Nei giorni successivi diedero notizia della sua morte sia La lotta di classe sia i giornali socialisti nazionali. L’Avanti! sottolineò la commossa partecipazione ai funerali, in forma civile, di una gran folla di persone, delle organizzazioni operaie e socialiste di Gallarate e della zona circostante, oltre che dei rappresentanti delle istituzioni locali e della Camera del lavoro di Milano. In un breve necrologio La difesa delle lavoratrici (7 giugno 1914) ricordò la popolarità di Ines Oddone come «maestra, giornalista, oratrice» e la additò a esempio per la sua «opera di educazione civile e di redenzione sociale del proletariato».
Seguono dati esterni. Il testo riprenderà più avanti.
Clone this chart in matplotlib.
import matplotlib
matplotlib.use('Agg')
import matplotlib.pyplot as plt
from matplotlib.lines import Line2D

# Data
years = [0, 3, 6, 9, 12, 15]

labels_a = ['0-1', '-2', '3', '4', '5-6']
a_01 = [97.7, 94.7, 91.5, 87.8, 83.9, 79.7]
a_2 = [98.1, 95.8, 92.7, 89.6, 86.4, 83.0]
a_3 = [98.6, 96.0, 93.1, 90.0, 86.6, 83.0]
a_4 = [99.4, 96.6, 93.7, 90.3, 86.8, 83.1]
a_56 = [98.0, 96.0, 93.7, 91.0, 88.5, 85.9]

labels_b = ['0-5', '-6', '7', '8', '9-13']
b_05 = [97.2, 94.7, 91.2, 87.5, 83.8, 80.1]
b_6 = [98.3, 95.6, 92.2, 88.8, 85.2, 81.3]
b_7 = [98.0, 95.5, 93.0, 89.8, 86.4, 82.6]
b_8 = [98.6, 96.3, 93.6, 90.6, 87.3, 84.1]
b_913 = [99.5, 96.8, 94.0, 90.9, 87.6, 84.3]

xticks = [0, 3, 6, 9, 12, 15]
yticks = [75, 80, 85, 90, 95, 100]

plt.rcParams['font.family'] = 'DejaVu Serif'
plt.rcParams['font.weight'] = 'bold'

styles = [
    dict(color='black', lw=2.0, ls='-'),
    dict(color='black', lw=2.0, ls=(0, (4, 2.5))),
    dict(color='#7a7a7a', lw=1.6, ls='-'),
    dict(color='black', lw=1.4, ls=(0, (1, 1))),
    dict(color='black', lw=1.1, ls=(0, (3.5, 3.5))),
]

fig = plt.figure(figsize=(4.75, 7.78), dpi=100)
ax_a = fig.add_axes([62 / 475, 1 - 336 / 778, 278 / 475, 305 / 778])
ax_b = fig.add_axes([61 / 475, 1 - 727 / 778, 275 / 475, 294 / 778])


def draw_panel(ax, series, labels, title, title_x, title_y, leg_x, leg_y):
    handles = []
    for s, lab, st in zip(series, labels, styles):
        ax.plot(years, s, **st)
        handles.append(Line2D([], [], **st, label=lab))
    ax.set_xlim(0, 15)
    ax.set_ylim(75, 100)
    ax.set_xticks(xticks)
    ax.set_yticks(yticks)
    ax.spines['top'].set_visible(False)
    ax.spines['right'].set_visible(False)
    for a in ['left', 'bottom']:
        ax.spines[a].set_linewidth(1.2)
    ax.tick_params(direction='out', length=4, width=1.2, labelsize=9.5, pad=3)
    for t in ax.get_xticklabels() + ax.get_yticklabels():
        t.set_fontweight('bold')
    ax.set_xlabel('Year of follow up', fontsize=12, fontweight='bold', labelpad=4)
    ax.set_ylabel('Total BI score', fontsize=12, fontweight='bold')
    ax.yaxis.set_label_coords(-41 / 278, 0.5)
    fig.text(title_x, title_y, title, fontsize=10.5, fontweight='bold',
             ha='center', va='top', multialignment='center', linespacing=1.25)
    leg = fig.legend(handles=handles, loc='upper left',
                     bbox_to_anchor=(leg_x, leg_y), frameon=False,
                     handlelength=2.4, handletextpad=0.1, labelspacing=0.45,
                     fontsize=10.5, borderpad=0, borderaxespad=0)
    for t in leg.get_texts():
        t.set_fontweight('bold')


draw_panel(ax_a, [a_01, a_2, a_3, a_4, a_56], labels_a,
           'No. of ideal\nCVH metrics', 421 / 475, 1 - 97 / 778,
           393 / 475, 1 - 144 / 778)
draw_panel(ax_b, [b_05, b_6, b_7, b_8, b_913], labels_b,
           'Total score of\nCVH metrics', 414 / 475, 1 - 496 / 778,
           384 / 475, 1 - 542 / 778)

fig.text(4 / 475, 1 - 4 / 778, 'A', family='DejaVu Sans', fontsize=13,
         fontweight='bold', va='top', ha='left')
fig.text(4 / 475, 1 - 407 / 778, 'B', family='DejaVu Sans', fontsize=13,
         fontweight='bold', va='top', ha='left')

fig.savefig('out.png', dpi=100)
Opere: Parole alle donne proletarie, Varese 1908; Parole alle donne, Busto Arsizio 1915; Comitato dell’azione diretta e Confederazione del lavoro, Relazione di Ines Bitelli al Congresso nazionale dell’Azione diretta in Modena, Parma 1912; V Congresso delle Camere del lavoro, III Convegno della Resistenza: Genova, 6-7-8 e 9 gennaio 1905, Milano 1905.
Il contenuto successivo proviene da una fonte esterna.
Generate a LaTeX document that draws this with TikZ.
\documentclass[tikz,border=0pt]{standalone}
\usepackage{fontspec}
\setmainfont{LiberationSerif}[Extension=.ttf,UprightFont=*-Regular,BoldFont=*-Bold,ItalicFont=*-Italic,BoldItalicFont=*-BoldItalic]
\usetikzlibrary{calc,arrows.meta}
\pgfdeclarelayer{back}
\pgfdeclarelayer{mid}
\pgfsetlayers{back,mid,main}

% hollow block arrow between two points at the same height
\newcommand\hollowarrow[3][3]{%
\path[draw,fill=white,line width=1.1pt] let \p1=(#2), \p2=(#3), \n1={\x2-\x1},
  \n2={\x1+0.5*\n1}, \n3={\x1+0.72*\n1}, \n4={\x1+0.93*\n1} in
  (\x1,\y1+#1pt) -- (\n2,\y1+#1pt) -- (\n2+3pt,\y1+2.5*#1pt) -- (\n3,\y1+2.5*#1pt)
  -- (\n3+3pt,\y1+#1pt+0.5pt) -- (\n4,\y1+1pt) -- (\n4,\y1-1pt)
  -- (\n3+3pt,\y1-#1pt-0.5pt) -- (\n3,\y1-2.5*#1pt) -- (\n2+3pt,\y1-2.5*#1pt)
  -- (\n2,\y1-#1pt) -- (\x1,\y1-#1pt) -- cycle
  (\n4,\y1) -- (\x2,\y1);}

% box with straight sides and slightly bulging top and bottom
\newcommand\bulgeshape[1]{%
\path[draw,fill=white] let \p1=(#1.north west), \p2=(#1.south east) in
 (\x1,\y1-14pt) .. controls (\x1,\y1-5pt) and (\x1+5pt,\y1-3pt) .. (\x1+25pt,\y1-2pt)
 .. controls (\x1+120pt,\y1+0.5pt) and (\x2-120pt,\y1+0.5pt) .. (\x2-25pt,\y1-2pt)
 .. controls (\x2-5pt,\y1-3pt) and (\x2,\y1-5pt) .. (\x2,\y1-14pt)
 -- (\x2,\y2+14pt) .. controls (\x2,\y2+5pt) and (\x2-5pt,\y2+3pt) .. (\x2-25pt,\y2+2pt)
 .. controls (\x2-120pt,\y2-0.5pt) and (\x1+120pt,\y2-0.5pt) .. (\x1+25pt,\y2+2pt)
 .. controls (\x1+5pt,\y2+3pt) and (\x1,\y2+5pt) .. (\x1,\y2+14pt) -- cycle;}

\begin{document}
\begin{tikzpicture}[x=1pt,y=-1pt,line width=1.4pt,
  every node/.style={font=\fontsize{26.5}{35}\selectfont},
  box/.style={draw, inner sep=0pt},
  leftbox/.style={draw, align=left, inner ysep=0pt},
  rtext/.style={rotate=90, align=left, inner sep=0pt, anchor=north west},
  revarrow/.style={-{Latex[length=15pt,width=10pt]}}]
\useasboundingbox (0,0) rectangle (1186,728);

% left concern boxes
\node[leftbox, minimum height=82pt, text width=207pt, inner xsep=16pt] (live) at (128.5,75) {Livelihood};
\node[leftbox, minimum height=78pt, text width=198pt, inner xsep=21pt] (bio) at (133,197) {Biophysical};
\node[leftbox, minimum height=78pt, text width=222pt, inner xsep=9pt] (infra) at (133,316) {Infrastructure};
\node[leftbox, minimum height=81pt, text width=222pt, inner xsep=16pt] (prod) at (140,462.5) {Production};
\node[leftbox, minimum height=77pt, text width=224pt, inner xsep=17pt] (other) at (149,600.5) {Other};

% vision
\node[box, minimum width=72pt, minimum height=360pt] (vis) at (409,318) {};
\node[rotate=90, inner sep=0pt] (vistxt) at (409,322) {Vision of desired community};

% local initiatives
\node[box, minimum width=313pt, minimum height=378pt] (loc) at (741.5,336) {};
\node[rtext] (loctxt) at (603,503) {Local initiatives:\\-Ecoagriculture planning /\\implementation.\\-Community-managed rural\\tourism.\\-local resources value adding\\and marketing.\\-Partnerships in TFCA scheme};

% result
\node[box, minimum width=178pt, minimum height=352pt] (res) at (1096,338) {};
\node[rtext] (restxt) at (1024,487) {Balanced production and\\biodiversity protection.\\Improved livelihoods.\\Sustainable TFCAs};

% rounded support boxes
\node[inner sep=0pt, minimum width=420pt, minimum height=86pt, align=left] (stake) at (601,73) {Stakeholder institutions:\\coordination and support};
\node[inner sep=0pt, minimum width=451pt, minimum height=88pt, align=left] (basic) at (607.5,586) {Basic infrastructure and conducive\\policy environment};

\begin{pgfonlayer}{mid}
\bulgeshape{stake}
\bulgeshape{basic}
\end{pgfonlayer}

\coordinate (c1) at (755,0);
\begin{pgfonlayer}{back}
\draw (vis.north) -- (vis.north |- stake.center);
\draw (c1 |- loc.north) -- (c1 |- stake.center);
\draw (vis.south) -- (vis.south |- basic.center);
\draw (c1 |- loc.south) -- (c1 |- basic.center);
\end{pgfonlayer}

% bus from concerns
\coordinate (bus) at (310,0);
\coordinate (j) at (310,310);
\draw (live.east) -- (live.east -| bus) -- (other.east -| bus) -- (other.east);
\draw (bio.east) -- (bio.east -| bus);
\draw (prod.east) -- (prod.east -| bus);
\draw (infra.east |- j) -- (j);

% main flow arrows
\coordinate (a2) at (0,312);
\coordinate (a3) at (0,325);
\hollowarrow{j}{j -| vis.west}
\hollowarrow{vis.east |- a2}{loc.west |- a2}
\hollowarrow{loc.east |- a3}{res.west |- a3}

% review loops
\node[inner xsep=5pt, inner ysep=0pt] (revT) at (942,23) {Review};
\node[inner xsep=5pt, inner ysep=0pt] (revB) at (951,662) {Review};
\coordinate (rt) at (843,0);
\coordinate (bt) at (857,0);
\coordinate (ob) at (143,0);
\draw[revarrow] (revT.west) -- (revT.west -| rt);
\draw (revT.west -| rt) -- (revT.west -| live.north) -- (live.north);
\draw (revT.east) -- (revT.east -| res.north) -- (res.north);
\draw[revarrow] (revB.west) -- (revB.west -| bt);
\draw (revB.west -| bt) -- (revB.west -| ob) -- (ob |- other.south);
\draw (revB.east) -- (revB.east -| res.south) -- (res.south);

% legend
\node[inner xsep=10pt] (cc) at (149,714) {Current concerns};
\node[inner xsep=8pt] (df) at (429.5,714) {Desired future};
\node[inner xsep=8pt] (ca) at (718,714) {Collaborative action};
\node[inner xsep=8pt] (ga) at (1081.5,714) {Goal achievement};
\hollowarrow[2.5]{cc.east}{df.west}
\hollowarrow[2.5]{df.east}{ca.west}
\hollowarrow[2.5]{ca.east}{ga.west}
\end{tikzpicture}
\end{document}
Fonti e Bibl.: A. De Ambris, L’unità operaia e i tradimenti confederali, Parma 1913, pp. 5-35; La morte della compagna I. O. Bitelli, in La lotta di classe, 23 maggio 1914; Imponenti funerali ad I. O. Bitelli, in Avanti!, 22 maggio 1914; I. Monti Ottolenghi, O. Bitelli, I., in Il movimento operaio italiano. Dizionario biografico 1853-1943, a cura di F. Andreucci - T. Detti, Roma 1978, IV, pp. 5 s.; A. Roveri, Bitelli, Giovanni, ibid., I, pp. 320 s.; M.P. Bigaran, Per una donna nuova. Tre giornali di propaganda socialista tra le donne, in Nuova DWF, 1982, n. 21, pp. 53-72; F. Cordova, De Ambris, Alceste, in Dizionario biografico degli Italiani, XXXIII, Roma 1987, pp. 214-222; La donna socialista. I. O. Bitelli: una donna, un giornale, a cura del Club Olympia di Bologna, Bologna 1993 (con ristampa anastatica del giornale); A. Coruzzi, Una “donna moderna”, ibid., pp. 7-18; A. Barausse, L’Unione magistrale nazionale. Dalle origini al fascismo (1901-1925), Brescia 2002, pp. 17-95; R. Brocchi, L’organizzazione di resistenza in Italia, Roma 2005, ad ind.; A. Pellegatta, I figli dei serrati: una storia di affido proletario e di solidarietà di classe da Piombino a Gallarate (1911), Milano 2006.